When Dr. O Tsokchen, the head of Arura Group, came to Charlottesville in 2008, it was because he’d heard that a guy named Gyaltsen Druknya had been holding numerous successful fundraisers for the Tibetan Healing Fund, a group working to improve the health and living conditions of women and children in rural Tibet. Dr. O asked him to spearhead the efforts to bring Arura Medicine to the U.S., but Gyaltsen wasn’t interested. He wanted to help Tibet, not America.

Still, he began visiting American medical facilities and talking to doctors and nurses at UVA, and he started to see that not only could Tibetan medicine be a big boon to America, bringing the “mindfulness part of medicine,” but coming to America could also help Tibetan medicine.

“All the hard work, and what they did inside Tibet, if we establish some new place here in America, could be preserved.”

So when Dr. O came back in 2009, Gyaltsen said yes. And then he proposed holding a Tibetan Medicine conference in Charlottesville.

“You sure you can do it?” Dr. O asked.

“Why not?” Gyaltsen said.

Last year, Gyaltsen started Arura Medicine of Tibet. They’ve got a Board of Advisors that includes Jeffrey Hopkins, professor emeritus in UVA’s religion department, the man who built the Tibetan Buddhist Studies program and served as translator for the Dalai Lama for 10 years. They work with numerous Tibetan groups, as well as with the UVA School of Nursing, the UVA Tibetan Center, and the newly minted UVA Contemplative Science Center.

And they need big partners, because they have big plans.
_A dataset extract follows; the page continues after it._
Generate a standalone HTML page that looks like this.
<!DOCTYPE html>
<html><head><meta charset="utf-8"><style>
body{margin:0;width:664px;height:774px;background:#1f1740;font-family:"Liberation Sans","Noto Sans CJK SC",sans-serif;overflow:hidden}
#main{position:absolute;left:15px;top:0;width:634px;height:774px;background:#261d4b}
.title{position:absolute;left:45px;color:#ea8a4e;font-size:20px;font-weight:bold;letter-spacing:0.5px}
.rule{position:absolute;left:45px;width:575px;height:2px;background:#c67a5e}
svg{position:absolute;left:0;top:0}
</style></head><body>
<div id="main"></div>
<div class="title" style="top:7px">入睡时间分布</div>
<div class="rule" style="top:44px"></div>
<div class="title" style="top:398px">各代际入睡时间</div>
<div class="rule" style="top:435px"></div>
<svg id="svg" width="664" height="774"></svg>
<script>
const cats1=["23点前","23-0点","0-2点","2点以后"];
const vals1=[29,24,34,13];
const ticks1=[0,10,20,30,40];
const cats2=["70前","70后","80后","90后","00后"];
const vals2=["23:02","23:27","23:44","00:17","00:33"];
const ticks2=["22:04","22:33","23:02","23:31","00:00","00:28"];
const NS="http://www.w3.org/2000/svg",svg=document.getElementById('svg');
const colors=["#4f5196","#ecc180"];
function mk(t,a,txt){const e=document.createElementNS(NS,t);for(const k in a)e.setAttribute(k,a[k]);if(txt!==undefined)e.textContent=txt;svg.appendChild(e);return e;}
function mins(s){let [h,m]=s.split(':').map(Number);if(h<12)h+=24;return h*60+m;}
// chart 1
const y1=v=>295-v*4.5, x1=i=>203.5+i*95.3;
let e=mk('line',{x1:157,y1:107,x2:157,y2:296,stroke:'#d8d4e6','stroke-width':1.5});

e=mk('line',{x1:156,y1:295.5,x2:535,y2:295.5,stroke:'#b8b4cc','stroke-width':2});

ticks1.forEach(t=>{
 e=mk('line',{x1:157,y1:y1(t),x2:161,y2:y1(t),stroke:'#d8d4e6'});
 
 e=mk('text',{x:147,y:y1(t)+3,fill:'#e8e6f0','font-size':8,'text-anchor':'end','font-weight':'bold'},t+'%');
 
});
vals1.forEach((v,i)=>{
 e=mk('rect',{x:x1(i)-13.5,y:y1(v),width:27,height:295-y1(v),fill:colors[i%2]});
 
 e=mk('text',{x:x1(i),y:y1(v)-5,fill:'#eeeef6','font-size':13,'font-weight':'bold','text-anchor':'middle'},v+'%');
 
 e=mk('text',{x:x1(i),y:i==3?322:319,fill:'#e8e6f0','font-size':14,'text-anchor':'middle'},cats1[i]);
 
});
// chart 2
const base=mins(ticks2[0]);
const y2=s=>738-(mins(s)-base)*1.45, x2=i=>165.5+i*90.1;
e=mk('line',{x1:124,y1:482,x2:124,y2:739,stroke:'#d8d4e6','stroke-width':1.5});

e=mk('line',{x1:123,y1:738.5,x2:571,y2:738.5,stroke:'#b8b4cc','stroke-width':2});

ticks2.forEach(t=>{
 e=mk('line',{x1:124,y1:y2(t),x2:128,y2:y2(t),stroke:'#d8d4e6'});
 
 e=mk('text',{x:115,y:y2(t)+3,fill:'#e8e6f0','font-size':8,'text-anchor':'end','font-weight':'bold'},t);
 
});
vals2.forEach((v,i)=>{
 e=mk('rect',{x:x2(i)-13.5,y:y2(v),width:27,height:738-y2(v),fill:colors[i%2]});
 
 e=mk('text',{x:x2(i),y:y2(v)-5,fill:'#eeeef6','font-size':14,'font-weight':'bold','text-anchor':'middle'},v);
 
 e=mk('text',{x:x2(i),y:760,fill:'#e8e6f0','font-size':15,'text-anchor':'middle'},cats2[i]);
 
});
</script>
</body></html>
The goal is to build a Tibetan Medical Shangri La here in Charlottesville, with a training center, old folks’ home, museum, medical library, meditation hall, Tibetan marketplace, and a Tibetan inn.

I ask Gyaltsen what he does other than cut hair and work on Tibetan causes.

“That’s my wife’s complaint,” he says. But then he thinks a bit and says, “I like bars. I go to bars a little bit.”

He admits that perhaps less of his energy goes into the salon than it should, but his wife and employees keep the place running well, while his heart and mind are with his passion project.

Both he and Tashi are U.S. citizens. Gyaltsen made the leap just last year in a small, unobtrusive ceremony at the Federal courthouse Downtown. He had the option to do it at Monticello, but he didn’t want to make it a big deal.

“Anyway,” he says, “I’m a citizen of the world, yeah?”